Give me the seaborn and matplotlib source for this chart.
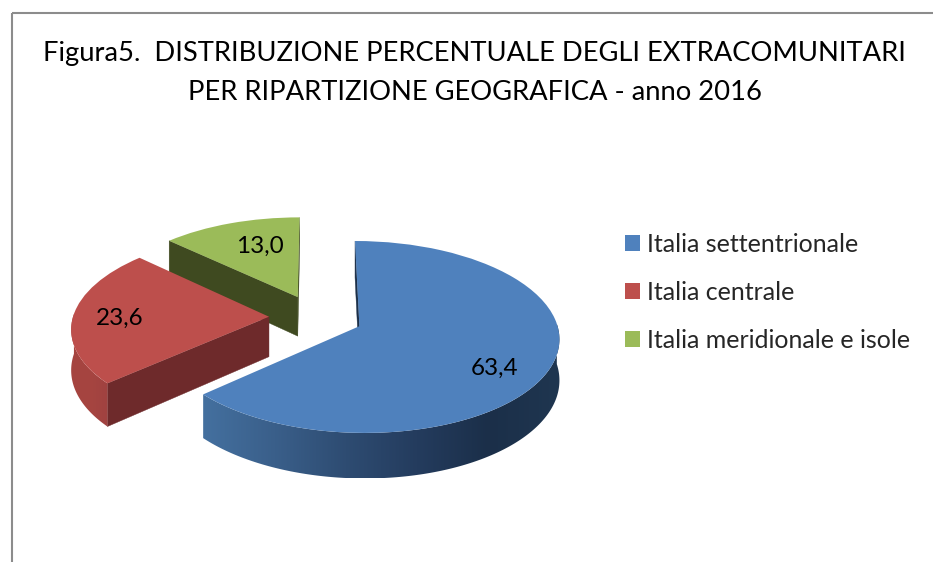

...

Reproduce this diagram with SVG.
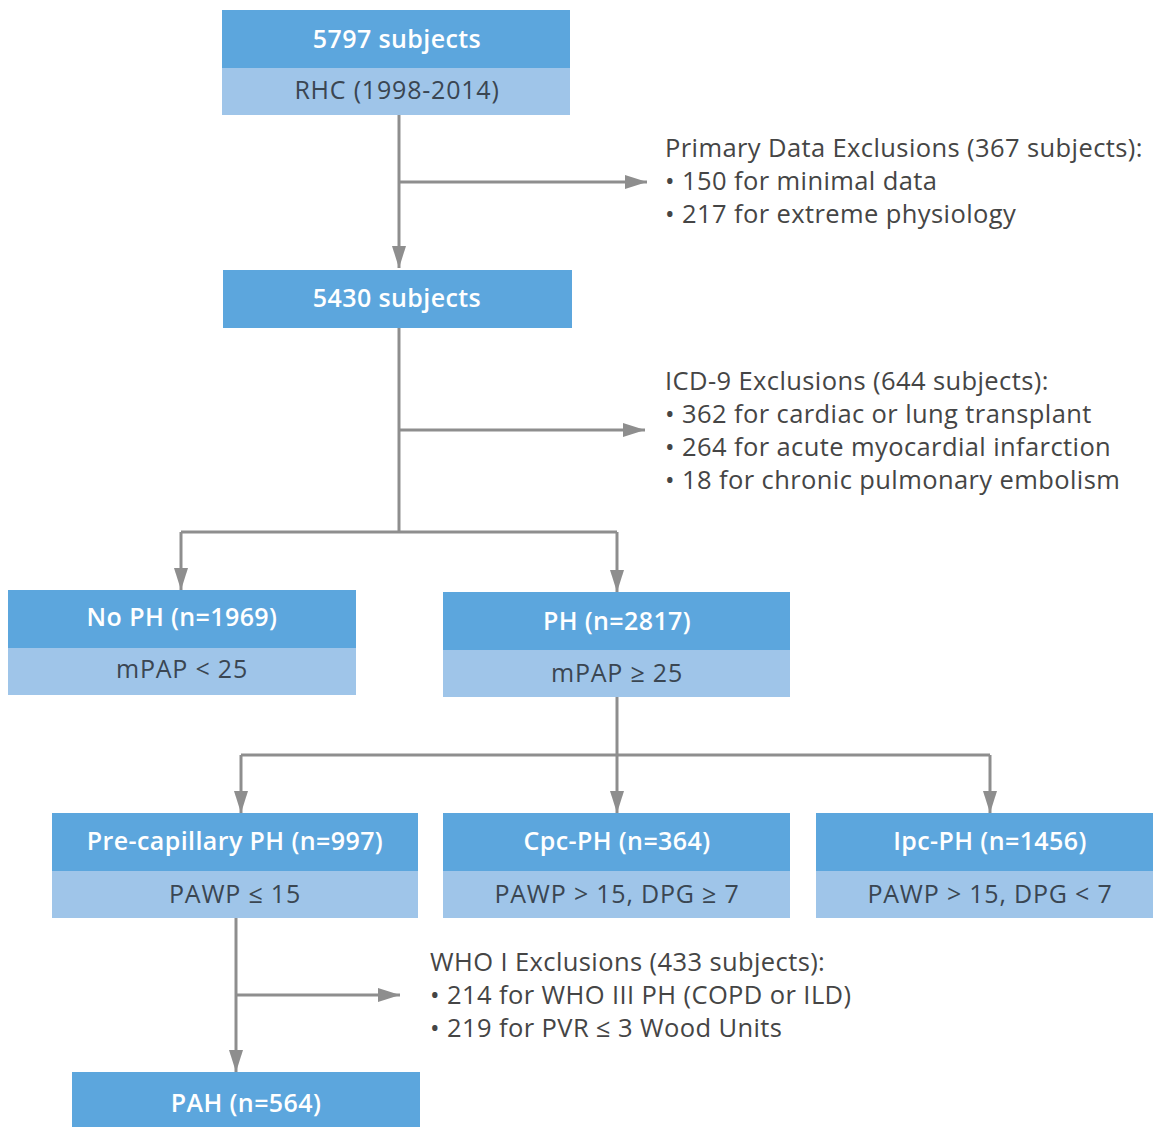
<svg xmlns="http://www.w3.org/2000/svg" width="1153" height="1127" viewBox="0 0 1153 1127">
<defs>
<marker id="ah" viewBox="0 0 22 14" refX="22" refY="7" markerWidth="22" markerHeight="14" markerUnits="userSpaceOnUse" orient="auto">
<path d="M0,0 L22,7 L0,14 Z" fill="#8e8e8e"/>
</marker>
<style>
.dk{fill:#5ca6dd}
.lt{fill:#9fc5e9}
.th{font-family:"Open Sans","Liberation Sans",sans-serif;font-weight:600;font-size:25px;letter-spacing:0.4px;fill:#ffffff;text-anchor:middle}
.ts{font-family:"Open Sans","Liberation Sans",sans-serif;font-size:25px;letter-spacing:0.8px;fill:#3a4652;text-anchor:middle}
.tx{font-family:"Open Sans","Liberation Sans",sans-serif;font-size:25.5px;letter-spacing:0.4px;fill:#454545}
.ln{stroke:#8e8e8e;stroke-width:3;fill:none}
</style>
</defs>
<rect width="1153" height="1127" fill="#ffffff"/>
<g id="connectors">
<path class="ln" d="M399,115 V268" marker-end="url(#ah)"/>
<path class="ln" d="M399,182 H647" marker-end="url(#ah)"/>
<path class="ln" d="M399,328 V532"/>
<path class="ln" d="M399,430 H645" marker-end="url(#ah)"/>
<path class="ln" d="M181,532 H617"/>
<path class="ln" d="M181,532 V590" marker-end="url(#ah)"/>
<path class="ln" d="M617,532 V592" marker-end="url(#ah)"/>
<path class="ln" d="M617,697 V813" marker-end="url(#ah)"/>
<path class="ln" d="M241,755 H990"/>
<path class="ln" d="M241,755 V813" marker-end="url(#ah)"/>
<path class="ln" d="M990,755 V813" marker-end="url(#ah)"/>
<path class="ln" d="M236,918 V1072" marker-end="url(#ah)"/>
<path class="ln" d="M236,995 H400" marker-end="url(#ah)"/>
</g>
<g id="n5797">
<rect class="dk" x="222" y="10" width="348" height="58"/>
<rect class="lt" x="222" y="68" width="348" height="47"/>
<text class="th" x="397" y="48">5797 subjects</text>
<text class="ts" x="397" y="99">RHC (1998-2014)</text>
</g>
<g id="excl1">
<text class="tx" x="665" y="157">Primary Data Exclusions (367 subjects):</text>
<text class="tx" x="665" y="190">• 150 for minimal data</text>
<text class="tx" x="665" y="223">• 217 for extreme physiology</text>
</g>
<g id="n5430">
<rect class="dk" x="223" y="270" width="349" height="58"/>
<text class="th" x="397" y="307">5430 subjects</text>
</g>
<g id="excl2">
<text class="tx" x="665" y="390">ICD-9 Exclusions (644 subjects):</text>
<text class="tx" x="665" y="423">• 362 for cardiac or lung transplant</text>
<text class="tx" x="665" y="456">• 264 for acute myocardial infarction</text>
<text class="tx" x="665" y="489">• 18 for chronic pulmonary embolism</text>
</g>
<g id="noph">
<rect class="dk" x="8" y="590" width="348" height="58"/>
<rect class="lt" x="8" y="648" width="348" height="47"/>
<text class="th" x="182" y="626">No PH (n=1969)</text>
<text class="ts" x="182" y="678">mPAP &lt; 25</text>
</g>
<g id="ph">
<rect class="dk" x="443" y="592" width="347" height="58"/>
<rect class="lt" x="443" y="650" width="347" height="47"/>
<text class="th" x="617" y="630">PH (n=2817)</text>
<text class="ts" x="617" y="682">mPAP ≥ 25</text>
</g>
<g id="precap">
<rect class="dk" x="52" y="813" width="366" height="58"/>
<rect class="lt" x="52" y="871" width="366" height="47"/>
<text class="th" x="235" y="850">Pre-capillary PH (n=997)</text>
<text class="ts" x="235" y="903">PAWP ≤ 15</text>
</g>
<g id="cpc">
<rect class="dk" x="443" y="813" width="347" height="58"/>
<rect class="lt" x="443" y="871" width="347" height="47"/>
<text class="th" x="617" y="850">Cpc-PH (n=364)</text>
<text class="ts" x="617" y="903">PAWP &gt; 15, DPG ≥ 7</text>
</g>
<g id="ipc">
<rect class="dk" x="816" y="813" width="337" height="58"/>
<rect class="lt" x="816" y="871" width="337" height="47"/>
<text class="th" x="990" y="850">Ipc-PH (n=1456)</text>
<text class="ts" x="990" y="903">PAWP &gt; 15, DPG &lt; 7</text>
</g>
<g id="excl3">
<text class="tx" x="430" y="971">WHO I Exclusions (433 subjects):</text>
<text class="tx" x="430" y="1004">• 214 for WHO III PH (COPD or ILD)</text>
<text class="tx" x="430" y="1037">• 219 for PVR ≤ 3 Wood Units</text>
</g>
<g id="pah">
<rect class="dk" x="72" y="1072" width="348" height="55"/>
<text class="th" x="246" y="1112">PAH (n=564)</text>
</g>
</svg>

Required task >>
Reply with nothing but the number of lines in the data above that contain "this".

Task output >>
2